Récemment, un ami me racontait qu’un infirmier se promenant à vélo a rencontré un des pensionnaires du home où il travaillait. Ce pensionnaire atteint de syndrome démentiel s’était rendu à la ducasse locale et ne savait plus où il était. Son infirmier l’a reconduit à la maison de retraite située à plusieurs kilomètres.
L’escapade se termine bien pour ce pensionnaire de home.
Un tour de carrousel à Honfleur.
Ce n’est pas toujours le cas: les membres d’une famille ont déposé plainte contre une maison de repos pour abstention coupable de porter secours, après la fugue d’une de leurs parentes qui y était pensionnaire et dont ils sont sans nouvelle.
Les maisons de repos connaissent régulièrement le problème de la fugue, c’est-à- dire «le départ de la personne âgée de son lieu de vie ou de soin habituel sans que l’entourage en soit averti ».
L’errance ou la déambulation, la fugue accompagnent la maladie d’Alzheimer, mais aussi d’autres types de démences.
Avec la perturbation des fonctions intellectuelles dues à la maladie, le sens de l’orientation se dégrade et la mémoire est affectée.
Les désirs de l’individu persistent eux longtemps: désir de rendre visite à un proche, de revoir sa maison, d’aller au cimetière sur la tombe du conjoint, de se promener… et sont suffisants pour provoquer l’impulsion du départ, même si ensuite la raison initiale est vite oubliée par le malade. D’autre part, les facultés des pensionnaires désœuvrés leur laissent tout loisir d’observer les failles de leur environnement, les habitudes des soignants et de les exploiter naturellement ou même par ruses pour se glisser dehors.
La disparition crée un malaise chez les soignants. Une surveillance continuelle de chaque résidant est impossible. Les familles plongent dans l’inquiétude et le reproche envers la résidence et leur propre culpabilité. Cette situation est vécue comme un échec.

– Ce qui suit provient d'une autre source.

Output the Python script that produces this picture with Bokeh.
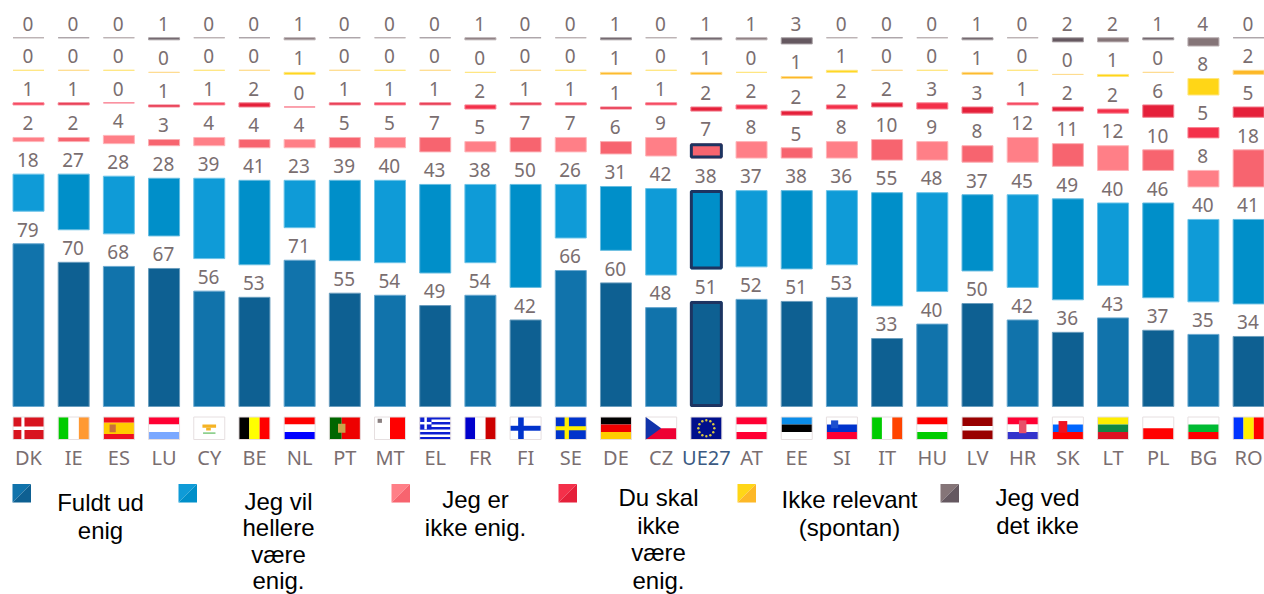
from bokeh.plotting import figure
from bokeh.models import Range1d
from bokeh.core.properties import value
from bokeh.embed import file_html
from bokeh.resources import INLINE
import math

countries = ["DK","IE","ES","LU","CY","BE","NL","PT","MT","EL","FR","FI","SE","DE","CZ","UE27","AT","EE","SI","IT","HU","LV","HR","SK","LT","PL","BG","RO"]
fuldt =   [79,70,68,67,56,53,71,55,54,49,54,42,66,60,48,51,52,51,53,33,40,50,42,36,43,37,35,34]
hellere = [18,27,28,28,39,41,23,39,40,43,38,50,26,31,42,38,37,38,36,55,48,37,45,49,40,46,40,41]
ikke =    [2,2,4,3,4,4,4,5,5,7,5,7,7,6,9,7,8,5,8,10,9,8,12,11,12,10,8,18]
skal =    [1,1,0,1,1,2,0,1,1,1,2,1,1,1,1,2,2,2,2,2,3,3,1,2,2,6,5,5]
relevant =[0,0,0,0,0,0,1,0,0,0,0,0,0,1,0,1,0,1,1,0,0,1,0,0,1,0,8,2]
ved =     [0,0,0,1,0,0,1,0,0,0,1,0,0,1,0,1,1,3,0,0,0,1,0,2,2,1,4,0]
series = [fuldt, hellere, ikke, skal, relevant, ved]

light = ["#1173ab","#0f9bd7","#ff7f87","#f4304a","#ffd617","#857578"]
dark  = ["#0e6092","#008fc9","#f7646f","#e5203a","#fdb827","#655860"]
edge_l = ["#6aa8cf","#6cc3e8","#ffb6ba","#f98494","#ffe680","#b8aeb0"]
edge_d = ["#6a9dbd","#66bce0","#fbaeb3","#f28090","#fedc90","#a8a0a4"]
legend_lines = [["Fuldt ud","enig"],["Jeg vil","hellere","være","enig."],["Jeg er","ikke enig."],
                ["Du skal","ikke","være","enig."],["Ikke relevant","(spontan)"],["Jeg ved","det ikke"]]
legend_cx = [100,278,475,658,849,1037]
legend_first = [510,509,507,505,507,505]
legend_lead = [27.6,26.4,27.6,27.6,27.6,27.6]
swatch_x = [12,178,391,558,737,940]

W, H = 1264, 594
STEP, PXU, X0, Y0 = 45.19, 2.06, 28.0, 406.0
GAP = 15.8
BAR = 31.0 / STEP

def dx(px): return (px - X0) / STEP
def dy(py): return (Y0 - py) / PXU

p = figure(width=W, height=H, output_backend="svg", toolbar_location=None,
           x_range=Range1d(dx(0), dx(W)), y_range=Range1d(dy(H), dy(0)),
           min_border=0)
p.axis.visible = False
p.grid.visible = False
p.outline_line_color = None
p.background_fill_color = None
p.border_fill_color = "white"

# Bars
xs, bot, top, fc, lc, labels, lab_y = [], [], [], [], [], [], []
hx, hb, ht = [], [], []
for s_i, s in enumerate(series):
    for i, v in enumerate(s):
        b = sum(series[k][i] for k in range(s_i)) + s_i * GAP
        xs.append(i); bot.append(b); top.append(b + v)
        alt = i % 2 == 0
        fc.append(light[s_i] if alt else dark[s_i])
        lc.append(edge_l[s_i] if alt else edge_d[s_i])
        labels.append(str(v)); lab_y.append(b + v + 6.9)
        if countries[i] == "UE27" and s_i < 3:
            hx.append(i); hb.append(b); ht.append(b + v)

p.vbar(x=xs, bottom=bot, top=top, width=BAR, fill_color=fc, line_color=lc, line_width=1)
inset = 1.0 / PXU
p.vbar(x=hx, bottom=[b + inset for b in hb], top=[t - inset for t in ht],
       width=BAR - 1.0 / STEP, fill_alpha=0, line_color="#1d3461", line_width=3)

num_font = value("Noto Sans")
p.text(x=[x - 0.015 for x in xs], y=lab_y, text=labels, text_align="center", text_baseline="middle",
       text_font=num_font, text_font_size="19px", text_color="#7a6e70")

# Flags: stripes in fractions of the flag box
def H3(a, b, c, r=(1/3, 2/3)):
    return [(0,0,1,r[0],a),(0,r[0],1,r[1],b),(0,r[1],1,1,c)]
def V3(a, b, c):
    return [(0,0,1/3,1,a),(1/3,0,2/3,1,b),(2/3,0,1,1,c)]
W_ = "#ffffff"
flags = {
 "DK":[(0,0,1,1,"#d8141f"),(.27,0,.37,1,W_),(0,.42,1,.58,W_)],
 "IE":V3("#00cc00",W_,"#ff9933"),
 "ES":H3("#f01020","#ffcc00","#f01020",(.25,.75))+[(.2,.33,.4,.68,"#c8703a")],
 "LU":H3("#ff0033",W_,"#7aa8ff"),
 "CY":[(.28,.33,.72,.48,"#f5b324"),(.4,.48,.55,.6,"#f5b324"),(.3,.68,.7,.76,"#8fd08f")],
 "BE":V3("#000000","#ffff00","#ff0000"),
 "NL":H3("#ff0000",W_,"#0000ff"),
 "PT":[(0,0,.4,1,"#006600"),(.4,0,1,1,"#ee0000"),(.28,.3,.52,.7,"#c9a24a")],
 "MT":[(.5,0,1,1,"#ff0000"),(.1,.08,.24,.26,"#8a8080")],
 "EL":[(0,y/9,1,(y+1)/9,"#0d1fd1") for y in (0,2,4,6,8)]+[(0,0,.38,.55,"#0d1fd1"),(.15,0,.23,.55,W_),(0,.22,.38,.33,W_)],
 "FR":V3("#0000cc",W_,"#cc0000"),
 "FI":[(.26,0,.44,1,"#0033cc"),(0,.39,1,.61,"#0033cc")],
 "SE":[(0,0,1,1,"#0033cc"),(.3,0,.44,1,"#ffee00"),(0,.41,1,.59,"#ffee00")],
 "DE":H3("#000000","#ee0000","#ffcc00"),
 "CZ":[(0,.5,1,1,"#ee0033")],
 "UE27":[(0,0,1,1,"#000f8c")],
 "AT":H3("#ff0033",W_,"#ff0033"),
 "EE":H3("#0a8ce8","#000000",W_),
 "SI":H3(W_,"#0033cc","#ff0033")+[(.15,.15,.38,.5,"#1d4fcf")],
 "IT":V3("#00cc00",W_,"#ff4400"),
 "HU":H3("#ff0000",W_,"#00cc00"),
 "LV":H3("#990000",W_,"#990000",(.4,.6)),
 "HR":H3("#ff0033",W_,"#3333cc")+[(.38,.15,.62,.72,"#e8506a")],
 "SK":H3(W_,"#0066ff","#ff0000")+[(.2,.18,.48,.7,"#ee1122")],
 "LT":H3("#ffee00","#118844","#dd1122"),
 "PL":[(0,.5,1,1,"#ff0000")],
 "BG":H3(W_,"#00bb33","#ff0000"),
 "RO":V3("#0033ff","#ffee00","#ff0000"),
}
FW, FTOP, FH = 31.0, 416.5, 22.5
qx0, qx1, qt, qb, qc = [], [], [], [], []
for i, c in enumerate(countries):
    cx = X0 + STEP * i
    left = cx - FW / 2
    for (a, b, e, d, col) in [(0,0,1,1,"#ffffff")] + flags[c]:
        qx0.append(dx(left + a * FW)); qx1.append(dx(left + e * FW))
        qt.append(dy(FTOP + b * FH)); qb.append(dy(FTOP + d * FH)); qc.append(col)
p.quad(left=qx0, right=qx1, top=qt, bottom=qb, fill_color=qc, line_color=None)
fl = [dx(X0 + STEP * i - FW / 2) for i in range(len(countries))]
fr = [dx(X0 + STEP * i + FW / 2) for i in range(len(countries))]
p.quad(left=fl, right=fr, top=dy(FTOP), bottom=dy(FTOP + FH), fill_alpha=0, line_color="#e6dfe0", line_width=1)
cz = countries.index("CZ")
czl = X0 + STEP * cz - FW / 2
p.patch([dx(czl), dx(czl + FW * .5), dx(czl)], [dy(FTOP), dy(FTOP + FH / 2), dy(FTOP + FH)], fill_color="#1133aa", line_color=None)
eu = countries.index("UE27")
ex, ey = [], []
for k in range(12):
    ex.append(dx(X0 + STEP * eu + 8 * math.cos(k * math.pi / 6)))
    ey.append(dy(FTOP + FH / 2 + 8 * math.sin(k * math.pi / 6)))
p.scatter(ex, ey, size=2.4, marker="circle", fill_color="#d8c840", line_color=None)

# Country codes
tick_colors = ["#3c5a82" if c == "UE27" else "#7a6e70" for c in countries]
p.text(x=list(range(len(countries))), y=[dy(457)] * len(countries), text=countries,
       text_align="center", text_baseline="middle", text_font=num_font,
       text_font_size="20px", text_color=tick_colors)

# Legend
for k, sx in enumerate(swatch_x):
    x0, x1, y0, y1 = dx(sx), dx(sx + 18.5), dy(483.5), dy(502)
    p.patch([x0, x1, x0], [y0, y0, y1], fill_color=light[k], line_color=None)
    p.patch([x1, x1, x0], [y0, y1, y1], fill_color=dark[k], line_color=None)
    for j, t in enumerate(legend_lines[k]):
        p.text(x=[dx(legend_cx[k])], y=[dy(legend_first[k] - 8 + j * legend_lead[k])], text=[t],
               text_align="center", text_baseline="middle",
               text_font=value("Liberation Sans"), text_font_size="24px", text_color="#000000")

open("out.html", "w").write(file_html(p, INLINE))
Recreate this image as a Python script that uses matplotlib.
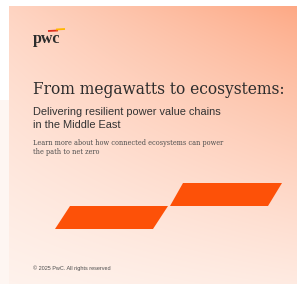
import numpy as np
import matplotlib
matplotlib.use("Agg")
import matplotlib.pyplot as plt
from matplotlib.patches import Polygon, Rectangle

# =========================================
# CONTENIDO
# =========================================

W, H = 297, 286

logo = "pwc"
title = "From megawatts to ecosystems:"
subtitle = ["Delivering resilient power value chains", "in the Middle East"]
blurb = ["Learn more about how connected ecosystems can power", "the path to net zero"]
copyright_txt = "\u00a9 2025 PwC. All rights reserved"

# parallelogramos (x, y) en pixeles
bar_low = [(55, 229), (70, 206), (168, 206), (153, 229)]
bar_high = [(170, 206), (183, 183), (282, 183), (268, 206)]

# =========================================
# FIGURA
# =========================================

fig = plt.figure(figsize=(W / 100, H / 100), dpi=100)
ax = fig.add_axes([0, 0, 1, 1])
ax.set_xlim(0, W)
ax.set_ylim(H, 0)
ax.axis("off")
fig.patch.set_facecolor("white")

# fondo degradado
x0, x1, y0, y1 = 9, W, 6, 284
xs = np.linspace(0, 1, x1 - x0)
ys = np.linspace(0, 1, y1 - y0)
gx, gy = np.meshgrid(xs, ys)
tl, tr, bl, br = 0.45, 1.0, 0.06, 0.16
gyv = gy ** 0.8
t = (tl * (1 - gx) + tr * gx) * (1 - gyv) + (bl * (1 - gx) + br * gx) * gyv
white = np.array([255, 247, 243]) / 255
salmon = np.array([253, 168, 132]) / 255
img = white + t[..., None] * (salmon - white)
ax.imshow(img, extent=(x0, x1, y1, y0), aspect="auto", zorder=0)

ax.add_patch(Rectangle((0, 100), x0, y1 - 100, color="#fef6f2", lw=0, zorder=0))

orange = "#fd5108"
ax.add_patch(Polygon(bar_low, closed=True, color=orange, lw=0, zorder=2))
ax.add_patch(Polygon(bar_high, closed=True, color=orange, lw=0, zorder=2))

# logo
ax.text(33, 39, logo, fontsize=11.5, fontweight="bold", family="Liberation Serif",
        color="#2d2d2d", va="center", ha="left")
ax.plot([48, 58], [31, 30.5], color="#e0301e", lw=1.3, solid_capstyle="butt")
ax.plot([56, 65], [29.5, 29], color="#ffb600", lw=1.3, solid_capstyle="butt")

# textos
ax.text(33, 90, title, fontsize=11.2, family="DejaVu Serif", color="#2d2d2d",
        va="center", ha="left")
for i, line in enumerate(subtitle):
    ax.text(33, 112 + i * 12.5, line, fontsize=7.9, family="Liberation Sans",
            color="#333333", va="center", ha="left")
for i, line in enumerate(blurb):
    ax.text(33, 143 + i * 9, line, fontsize=4.7, family="DejaVu Serif",
            color="#4d4d4d", va="center", ha="left")
ax.text(33, 268, copyright_txt, fontsize=3.95, family="Liberation Sans",
        color="#4d4d4d", va="center", ha="left")

fig.savefig("out.png", dpi=100)
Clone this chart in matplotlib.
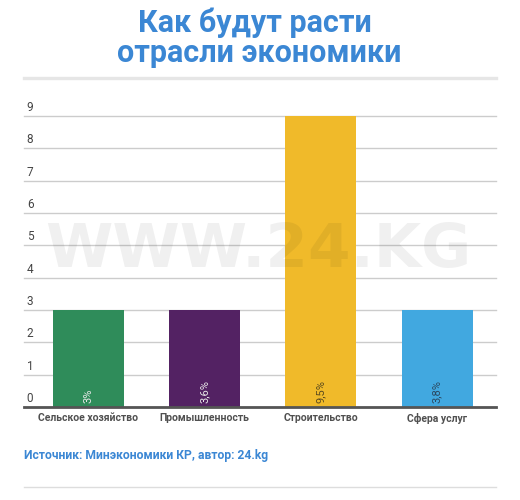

Outre la douleur si la personne n’est pas retrouvée, il y a aussi pour la famille des conséquences juridiques pesantes liées à cette absence. Dans l’incertitude quant à la vie ou à la mort de la personne, le Code civil (articles 112 à 125 du Code civil) organise deux procédures judiciaires qui conduiront à placer sous administration les biens de la personne absente, voire, à terme, à lui reconnaître, par assimilation, le statut de personne décédée.
Au sein de la structure familiale, les fuites et disparitions de seniors existent aussi et ce, même lorsque l’annonce de la maladie est relativement récente. La mémoire à court terme chez les malades d’Alzheimer est la première à être touchée. Il peut arriver assez vite que le proche souffre d’absences temporaires et ne sache plus où il est. Cette période est éprouvante pour les proches: une minute de relâchement d’attention de la surveillance peut avoir de graves conséquences.
Depuis quelques années, de nouvelles situations tragiques des seniors en phase de maladie débutante qui ont disparu lors de vacances à l’étranger alors qu’ils étaient entourés de leur famille ou insérés dans un groupe sont relatées. Les recherches pour les retrouver sont compliquées, la langue et l’environnement inconnus perturbant encore plus le senior égaré.
Même si l’accord du médecin est obtenu pour un départ à l’étranger avec un senior vulnérable, l’organisation est cruciale. Plus que jamais pour un séjour à l’étranger avec une personne atteinte de troubles cognitifs, il faut prendre la mesure de la surveillance et de l’encadrement nécessaire suivant le lieu, le type de séjour (calme ou dense), du nombre d’accompagnants et de la fatigue éventuelle des uns et des autres. Même avec les nouveaux moyens techniques appropriés, les conseils simples de vigilance doivent être appliqués et cumulés: marquer nominativement les vêtements de la personne, indiquer sur les vêtements un n° de téléphone, inciter le senior au port d’une gourmette ou d’un bijou d’identité, munir le senior d’une carte d’identification avec lieu de séjour…Les accompagnants ou responsables devraient toujours disposer d’une photo récente de la personne vulnérable.